More likely, Limbaugh is just wildly out of touch with the Republican Party. During President Bush's radical pro-war tenure, the right-wing talkers and bloggers convinced themselves they represented the mainstream -- the majority -- of the GOP. But they don't. They represent the radical CPAC wing of the GOP. And it's a shrinking minority.

I just hope the McCain Crazies keep it up. Their unhinged efforts perfectly capture the state of today's conservative movement. For instance, at one point when Limbaugh was ranting against the Arizona senator on his radio show, a caller asked whether he thought McCain would pick Sen. Lindsey Graham (R-SC) as his running mate. Limbaugh sniffed that "Lindsey Graham is certainly close enough to [McCain] to die of anal poisoning."

A Limbaugh pal told the New York Daily News that the host was simply "using a time-honored synonym for 'brown-nosing.' " But as the paper reported, "[I]f you Google the term, the only people who seem to be using it are proprietors of porn sites. "
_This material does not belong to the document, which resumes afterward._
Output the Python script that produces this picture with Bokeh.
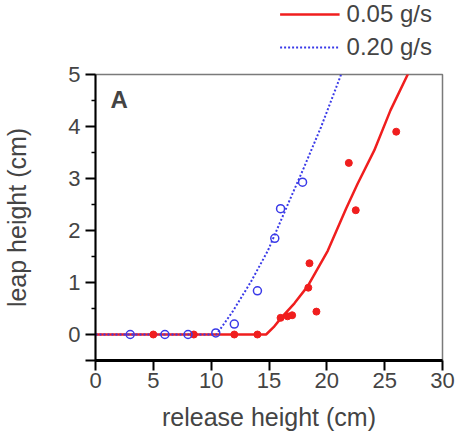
from bokeh.plotting import figure
from bokeh.layouts import column
from bokeh.models import Range1d, FixedTicker, Legend, LegendItem, Label
from bokeh.embed import file_html
from bokeh.resources import INLINE

# measured points
red_x = [5, 8.5, 12, 14, 16, 16.6, 17, 19.1, 18.4, 18.5, 22.5, 21.9, 26]
red_y = [0, 0, 0, 0, 0.32, 0.35, 0.37, 0.44, 0.90, 1.37, 2.39, 3.30, 3.90]
blue_x = [3, 6, 8, 10.4, 12, 14, 15.5, 16, 17.9]
blue_y = [0, 0, 0, 0.03, 0.2, 0.84, 1.85, 2.42, 2.93]

# fitted curves
red_fit_x = [0, 14.75, 15.4, 16.05, 17.2, 18.35, 20.08, 21.66, 22.66, 24.1, 25.5, 27.1]
red_fit_y = [0, 0, 0.14, 0.32, 0.60, 0.93, 1.61, 2.42, 2.90, 3.54, 4.31, 5.05]
blue_fit_x = [0, 10.44, 11.0, 11.88, 13.4, 14.9, 16.76, 18.0, 19.5, 21.15, 21.3]
blue_fit_y = [0, 0, 0.17, 0.45, 1.0, 1.61, 2.57, 3.2, 3.99, 4.95, 5.05]

x_ticks = [0, 5, 10, 15, 20, 25, 30]
y_ticks = [-0.5, 0, 1, 2, 3, 4, 5]
y_minor = [0.5, 1.5, 2.5, 3.5, 4.5]
labels = ["0.05 g/s", "0.20 g/s"]

RED = "#f01e1e"
BLUE = "#3a3ae8"
FONT = "Liberation Sans"

# ---- legend strip above the plot (its view range shows no data; only the legend) ----
lg = figure(width=445, height=62, output_backend="svg", toolbar_location=None,
            x_range=Range1d(100, 101), y_range=Range1d(100, 101),
            x_axis_location=None, y_axis_location=None,
            min_border=0, min_border_left=0, min_border_right=0,
            min_border_top=0, min_border_bottom=0)
lg.grid.visible = False
lg.outline_line_color = None
lg.border_fill_color = "white"
l1 = lg.line(red_fit_x, red_fit_y, line_color=RED, line_width=2.5)
l2 = lg.line(blue_fit_x, blue_fit_y, line_color=BLUE, line_width=2, line_dash="2 2")
legend = Legend(items=[LegendItem(label=labels[0], renderers=[l1]),
                       LegendItem(label=labels[1], renderers=[l2])],
                location="top_right", orientation="vertical")
legend.label_text_font = FONT
legend.label_text_font_size = "24px"
legend.glyph_width = 60
legend.glyph_height = 26
legend.label_height = 26
legend.label_standoff = 7
legend.spacing = 5
legend.padding = 4
legend.margin = 0
legend.border_line_color = None
legend.background_fill_alpha = 0
lg.add_layout(legend)

# ---- main plot ----
p = figure(width=455, height=375, output_backend="svg", toolbar_location=None,
           x_range=Range1d(0, 30), y_range=Range1d(-0.5, 5),
           min_border_left=94, min_border_right=13, min_border_top=12, min_border_bottom=77)
p.grid.visible = False
p.outline_line_color = "#7a7a7a"
p.outline_line_width = 1.5
p.background_fill_color = "white"
p.border_fill_color = "white"

p.line(red_fit_x, red_fit_y, line_color=RED, line_width=2.5)
p.line(blue_fit_x, blue_fit_y, line_color=BLUE, line_width=2, line_dash="2 2")
p.scatter(red_x, red_y, size=7, marker="circle", fill_color=RED, line_color=RED)
p.scatter(blue_x, blue_y, size=8, marker="circle", fill_color=None, line_color=BLUE, line_width=1.5)

p.add_layout(Label(x=1.3, y=4.78, text="A", text_font=FONT, text_font_size="24px",
                   text_font_style="bold", text_baseline="top", text_align="left"))

xa = p.xaxis[0]
xa.ticker = FixedTicker(ticks=x_ticks)
xa.axis_label = "release height (cm)"
ya = p.yaxis[0]
ya.ticker = FixedTicker(ticks=y_ticks, minor_ticks=y_minor)
ya.major_label_overrides = {-0.5: ""}
ya.axis_label = "leap height (cm)"

for ax in (xa, ya):
    ax.axis_label_text_font = FONT
    ax.axis_label_text_font_size = "25px"
    ax.axis_label_text_font_style = "normal"
    ax.major_label_text_font = FONT
    ax.major_label_text_font_size = "22px"
    ax.axis_line_color = "black"
    ax.major_tick_line_color = "black"
    ax.minor_tick_line_color = "black"
    ax.major_tick_in = 0
    ax.major_tick_out = 10
    ax.minor_tick_in = 0
    ax.minor_tick_out = 4
    ax.major_tick_line_width = 2
    ax.minor_tick_line_width = 1.5
xa.axis_line_width = 3
ya.axis_line_width = 2
xa.major_label_standoff = 2
xa.axis_label_standoff = 12
ya.major_label_standoff = 5
ya.axis_label_standoff = 34

layout = column(lg, p, spacing=0)
open("out.html", "w").write(file_html(layout, INLINE))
And then there was Laura Ingraham, the oxymoronic thinking person's right-wing radio host, who became so unnerved at the prospect of a McCain nomination that she suggested that some despondent conservatives would turn themselves into "suicide voters" and cast a ballot for a Democrat in November rather than vote for McCain. (Charles Hurt, the D.C. bureau chief for the New York Post, made the same unhinged analogy.)

Suicide voters and anal poisonings, all in the name of destroying the Republican nominee from within. Hey, GOP, that's quite a Noise Machine you've constructed. Now good luck trying to dismantle it.